Nel tempo agitato il disorientamento è anche nostro. Nasce dall’essere sempre in movimento, vigili a ogni segnale percepito come potenzialmente aggressivo, spinti a correre come se fossimo animali braccati in fuga. Percepiamo di essere diventati trasparenti, effimeri e transitori come lo sono i profili digitali, che Facebook può sempre decidere di mandare nelle catacombe o cancellare. 

La cancellazione di un account, l’indisponibilità temporanea di WhatsApp o della connessione Wi-Fi, l’assenza di energia elettrica possono però diventare l’occasione per prendersi una pausa e una boccata d’aria, fuori dalla bolla tecnologica ossigenata artificialmente.

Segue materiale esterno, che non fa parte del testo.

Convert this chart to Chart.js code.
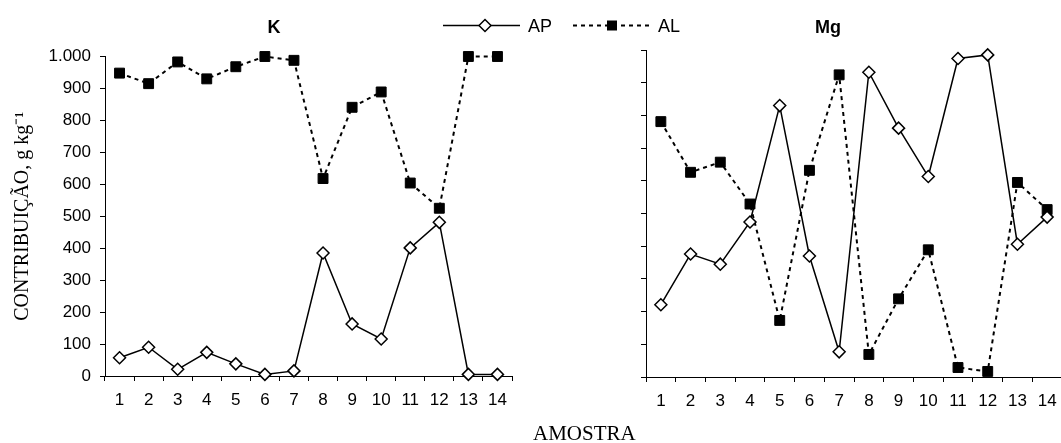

Il tempo reale con il suo fluire lento può portare alla decisione di farlo durare per riscoprire la fisicità del corpo, le sensazioni e le emozioni che riempiono di significati la vita relazionale del mondo reale. La sua (ri)scoperta può aiutare a non appiattirlo ma a dilatarlo, per riscoprire e far riemergere il passato con cui è interallacciato, mantenendo le porte aperte a scenari futuri, mai prevedibili ma sempre possibili. 

Rinunciare al tempo programmato digitale, sempre più determinato dal presentismo e dagli automatismi di sensori vari che si sostituiscono ai sensi, recuperare la lentezza, è un modo per investire sul tempo qualitativo, lasciarsi guidare dalle emozioni e agire il processo decisionale, recuperare le conoscenze che servono per demistificare i messaggi, le credenze, i pregiudizi e le convenzioni della Rete che governano il nostro pensiero determinando le nostre decisioni. 

Rallentare è sinonimo di pazienza e parsimonia nell’uso del tempo. Aiuta a maturare punti di vista personali, utili a valutare e confrontare le varie opzioni di scelta possibili, prima di prendere una decisione. Impedisce di saltare sempre alle conclusioni, affidandosi a quello che si vede (sul display) come se fosse l’unica verità possibile. Permette di elaborare una propria riflessione critica della realtà o dell’evento presi in esame. Una riflessione che deve portare a una qualche forma di azione, dopo avere elaborato una scelta, meglio se creativa, anticonformista e anche disobbediente. 

Rallentare è anche un modo per contribuire positivamente allo sviluppo di realtà tecnologiche come quelle attuali, dando loro orientamenti e logiche diversi da quelli fin qui imposti dai proprietari delle piattaforme tecnologiche.